>> BEGIN
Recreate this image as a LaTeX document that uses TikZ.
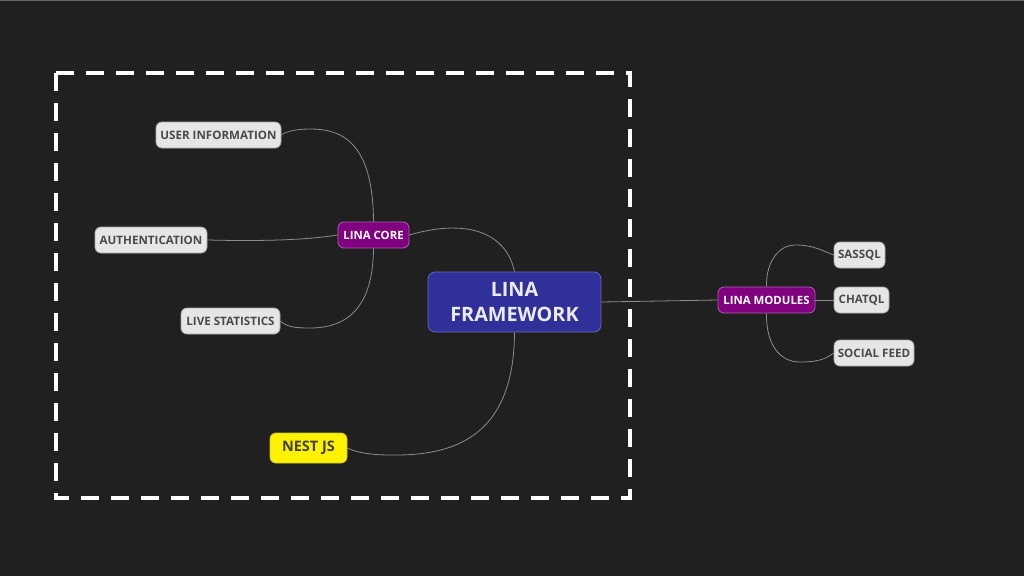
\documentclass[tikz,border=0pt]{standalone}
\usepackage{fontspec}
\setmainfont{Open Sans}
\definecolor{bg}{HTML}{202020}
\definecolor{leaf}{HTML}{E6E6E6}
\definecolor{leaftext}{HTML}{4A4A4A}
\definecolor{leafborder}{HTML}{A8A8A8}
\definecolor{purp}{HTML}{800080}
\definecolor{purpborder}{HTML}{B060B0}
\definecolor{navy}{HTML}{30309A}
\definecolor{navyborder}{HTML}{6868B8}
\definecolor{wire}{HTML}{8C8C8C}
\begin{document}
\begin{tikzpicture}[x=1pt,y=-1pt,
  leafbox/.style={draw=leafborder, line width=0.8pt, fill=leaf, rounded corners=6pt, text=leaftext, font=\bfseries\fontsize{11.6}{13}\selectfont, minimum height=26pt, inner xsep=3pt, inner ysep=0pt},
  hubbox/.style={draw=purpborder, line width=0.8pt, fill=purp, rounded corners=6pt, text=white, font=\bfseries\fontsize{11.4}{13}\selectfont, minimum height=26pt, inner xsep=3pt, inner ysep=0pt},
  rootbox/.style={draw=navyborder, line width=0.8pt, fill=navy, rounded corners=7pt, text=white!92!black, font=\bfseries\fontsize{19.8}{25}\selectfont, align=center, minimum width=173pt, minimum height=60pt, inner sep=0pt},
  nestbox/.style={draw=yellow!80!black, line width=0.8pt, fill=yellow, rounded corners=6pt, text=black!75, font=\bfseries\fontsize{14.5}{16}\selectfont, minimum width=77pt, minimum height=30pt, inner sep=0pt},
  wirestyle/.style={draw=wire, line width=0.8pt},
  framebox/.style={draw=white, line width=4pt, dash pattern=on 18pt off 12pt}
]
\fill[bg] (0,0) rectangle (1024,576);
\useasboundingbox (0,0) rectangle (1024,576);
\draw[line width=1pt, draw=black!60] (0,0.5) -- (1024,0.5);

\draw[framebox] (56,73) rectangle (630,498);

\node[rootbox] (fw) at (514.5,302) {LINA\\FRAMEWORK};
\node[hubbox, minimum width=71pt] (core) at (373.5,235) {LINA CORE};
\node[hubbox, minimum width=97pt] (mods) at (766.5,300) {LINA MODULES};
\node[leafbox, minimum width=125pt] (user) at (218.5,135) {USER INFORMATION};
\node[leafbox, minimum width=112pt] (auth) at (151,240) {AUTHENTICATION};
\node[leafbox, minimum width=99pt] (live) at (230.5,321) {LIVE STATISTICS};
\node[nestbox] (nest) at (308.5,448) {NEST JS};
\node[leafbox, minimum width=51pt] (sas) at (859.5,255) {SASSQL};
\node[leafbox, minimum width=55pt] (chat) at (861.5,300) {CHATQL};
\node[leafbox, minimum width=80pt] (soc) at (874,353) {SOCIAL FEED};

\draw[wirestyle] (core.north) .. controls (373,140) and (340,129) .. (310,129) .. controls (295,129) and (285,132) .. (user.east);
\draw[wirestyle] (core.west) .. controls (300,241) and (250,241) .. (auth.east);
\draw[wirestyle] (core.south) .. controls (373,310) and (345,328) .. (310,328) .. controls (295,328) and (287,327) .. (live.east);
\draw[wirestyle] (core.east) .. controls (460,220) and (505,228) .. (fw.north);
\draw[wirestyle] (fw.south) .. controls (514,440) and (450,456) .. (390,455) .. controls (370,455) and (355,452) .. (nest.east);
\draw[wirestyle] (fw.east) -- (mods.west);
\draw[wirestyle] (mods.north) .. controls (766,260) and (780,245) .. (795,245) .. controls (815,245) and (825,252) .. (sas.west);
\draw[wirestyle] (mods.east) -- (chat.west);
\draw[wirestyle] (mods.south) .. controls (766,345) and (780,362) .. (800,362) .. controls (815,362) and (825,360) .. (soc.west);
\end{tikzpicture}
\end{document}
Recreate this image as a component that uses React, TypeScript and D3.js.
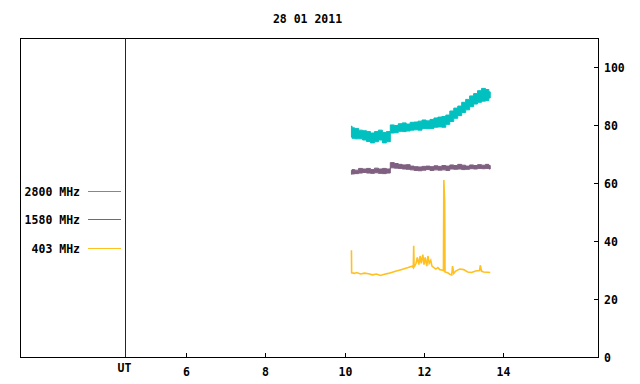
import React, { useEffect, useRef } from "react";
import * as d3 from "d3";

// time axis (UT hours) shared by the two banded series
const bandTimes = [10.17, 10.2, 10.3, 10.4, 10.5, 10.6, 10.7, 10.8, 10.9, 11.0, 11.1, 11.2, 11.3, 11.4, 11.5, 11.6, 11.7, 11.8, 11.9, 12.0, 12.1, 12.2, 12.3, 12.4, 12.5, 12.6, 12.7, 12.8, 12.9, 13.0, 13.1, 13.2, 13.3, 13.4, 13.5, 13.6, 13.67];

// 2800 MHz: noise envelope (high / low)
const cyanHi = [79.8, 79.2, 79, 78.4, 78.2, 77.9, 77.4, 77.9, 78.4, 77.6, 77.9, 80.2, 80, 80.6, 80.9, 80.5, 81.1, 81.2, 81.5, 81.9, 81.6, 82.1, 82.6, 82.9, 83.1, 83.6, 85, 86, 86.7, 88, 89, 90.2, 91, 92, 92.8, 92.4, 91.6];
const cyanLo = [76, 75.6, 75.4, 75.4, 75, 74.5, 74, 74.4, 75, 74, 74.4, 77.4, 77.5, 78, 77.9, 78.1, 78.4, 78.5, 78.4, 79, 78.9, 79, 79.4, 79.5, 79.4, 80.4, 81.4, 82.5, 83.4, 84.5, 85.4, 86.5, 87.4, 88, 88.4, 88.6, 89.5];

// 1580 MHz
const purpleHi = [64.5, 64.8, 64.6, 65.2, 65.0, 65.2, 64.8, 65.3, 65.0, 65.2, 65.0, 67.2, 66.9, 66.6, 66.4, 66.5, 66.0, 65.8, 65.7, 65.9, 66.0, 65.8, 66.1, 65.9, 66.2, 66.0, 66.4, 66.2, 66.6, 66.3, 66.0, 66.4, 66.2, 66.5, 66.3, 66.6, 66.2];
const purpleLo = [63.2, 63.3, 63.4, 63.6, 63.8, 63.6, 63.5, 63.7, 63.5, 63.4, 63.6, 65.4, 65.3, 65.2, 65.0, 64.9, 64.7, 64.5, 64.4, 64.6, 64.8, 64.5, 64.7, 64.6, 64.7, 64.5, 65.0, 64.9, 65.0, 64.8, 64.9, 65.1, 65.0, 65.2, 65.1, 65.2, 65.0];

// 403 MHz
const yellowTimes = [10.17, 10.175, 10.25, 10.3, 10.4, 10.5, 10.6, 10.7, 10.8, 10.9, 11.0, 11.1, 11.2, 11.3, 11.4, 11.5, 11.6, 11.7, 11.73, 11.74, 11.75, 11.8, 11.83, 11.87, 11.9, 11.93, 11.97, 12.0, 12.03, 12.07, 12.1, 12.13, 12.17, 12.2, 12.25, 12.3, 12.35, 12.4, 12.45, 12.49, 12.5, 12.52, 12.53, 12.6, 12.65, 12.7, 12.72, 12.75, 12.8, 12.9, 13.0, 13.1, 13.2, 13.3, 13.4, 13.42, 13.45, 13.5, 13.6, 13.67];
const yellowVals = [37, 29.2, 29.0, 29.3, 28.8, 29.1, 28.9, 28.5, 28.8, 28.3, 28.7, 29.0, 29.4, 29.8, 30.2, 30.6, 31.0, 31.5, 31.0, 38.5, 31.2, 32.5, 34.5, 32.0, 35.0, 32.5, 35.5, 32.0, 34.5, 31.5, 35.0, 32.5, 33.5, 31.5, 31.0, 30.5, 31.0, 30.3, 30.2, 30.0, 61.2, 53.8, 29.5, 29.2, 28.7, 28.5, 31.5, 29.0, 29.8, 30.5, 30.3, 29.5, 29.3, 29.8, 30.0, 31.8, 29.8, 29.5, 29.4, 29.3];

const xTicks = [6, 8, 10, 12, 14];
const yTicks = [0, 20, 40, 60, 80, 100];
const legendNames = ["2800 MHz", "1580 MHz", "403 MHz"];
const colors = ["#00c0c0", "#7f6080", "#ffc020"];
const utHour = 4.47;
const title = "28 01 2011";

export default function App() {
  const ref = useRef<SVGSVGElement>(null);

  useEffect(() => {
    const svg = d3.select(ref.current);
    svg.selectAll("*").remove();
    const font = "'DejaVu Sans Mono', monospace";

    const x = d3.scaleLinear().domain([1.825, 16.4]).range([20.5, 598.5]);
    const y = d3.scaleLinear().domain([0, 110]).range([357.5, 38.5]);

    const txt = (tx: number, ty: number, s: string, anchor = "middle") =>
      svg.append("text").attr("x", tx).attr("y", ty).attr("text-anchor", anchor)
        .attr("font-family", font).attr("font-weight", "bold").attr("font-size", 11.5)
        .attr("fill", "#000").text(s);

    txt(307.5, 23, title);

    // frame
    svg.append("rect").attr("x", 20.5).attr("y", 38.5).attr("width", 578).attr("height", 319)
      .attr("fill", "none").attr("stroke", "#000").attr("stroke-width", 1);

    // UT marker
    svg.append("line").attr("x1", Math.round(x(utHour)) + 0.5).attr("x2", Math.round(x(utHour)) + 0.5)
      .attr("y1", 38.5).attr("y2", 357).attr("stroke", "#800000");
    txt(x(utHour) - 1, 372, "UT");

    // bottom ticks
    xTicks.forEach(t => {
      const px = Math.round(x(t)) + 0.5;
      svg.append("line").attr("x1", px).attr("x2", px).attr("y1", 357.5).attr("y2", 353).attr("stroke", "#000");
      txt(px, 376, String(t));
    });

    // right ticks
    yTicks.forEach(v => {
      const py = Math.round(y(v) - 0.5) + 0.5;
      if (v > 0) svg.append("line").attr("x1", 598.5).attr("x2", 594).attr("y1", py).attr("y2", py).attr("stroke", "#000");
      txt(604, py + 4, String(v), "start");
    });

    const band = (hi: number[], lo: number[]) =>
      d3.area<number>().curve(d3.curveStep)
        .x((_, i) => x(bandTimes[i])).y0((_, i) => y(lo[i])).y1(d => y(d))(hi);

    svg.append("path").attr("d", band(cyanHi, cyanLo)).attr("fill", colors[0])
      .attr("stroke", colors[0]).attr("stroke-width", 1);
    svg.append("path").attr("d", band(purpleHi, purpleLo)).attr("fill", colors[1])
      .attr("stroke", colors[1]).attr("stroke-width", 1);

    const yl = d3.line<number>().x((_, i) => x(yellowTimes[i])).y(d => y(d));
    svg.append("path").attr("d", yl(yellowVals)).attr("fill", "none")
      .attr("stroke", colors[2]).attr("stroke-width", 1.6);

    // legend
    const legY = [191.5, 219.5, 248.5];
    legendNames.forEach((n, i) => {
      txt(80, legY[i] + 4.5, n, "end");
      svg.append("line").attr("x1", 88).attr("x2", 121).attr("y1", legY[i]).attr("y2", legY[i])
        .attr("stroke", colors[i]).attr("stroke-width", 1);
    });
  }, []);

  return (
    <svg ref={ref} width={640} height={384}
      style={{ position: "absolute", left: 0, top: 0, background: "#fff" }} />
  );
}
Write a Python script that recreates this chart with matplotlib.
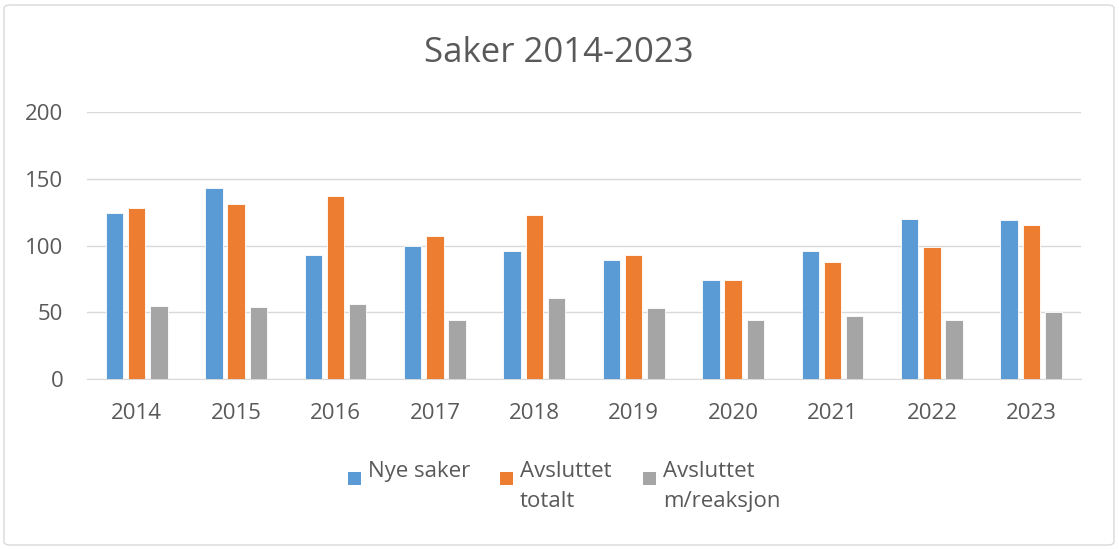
>> END
[WHAT IS REQUIRED] Everything above from the line with "Recreate this image as a component" through the line with "13.4, 13.5, 13.6, 13.67];" should be retyped exactly, and nothing else; omit pictures.

[TASK ANSWER]
Recreate this image as a component that uses React, TypeScript and D3.js.
import React, { useEffect, useRef } from "react";
import * as d3 from "d3";

// time axis (UT hours) shared by the two banded series
const bandTimes = [10.17, 10.2, 10.3, 10.4, 10.5, 10.6, 10.7, 10.8, 10.9, 11.0, 11.1, 11.2, 11.3, 11.4, 11.5, 11.6, 11.7, 11.8, 11.9, 12.0, 12.1, 12.2, 12.3, 12.4, 12.5, 12.6, 12.7, 12.8, 12.9, 13.0, 13.1, 13.2, 13.3, 13.4, 13.5, 13.6, 13.67];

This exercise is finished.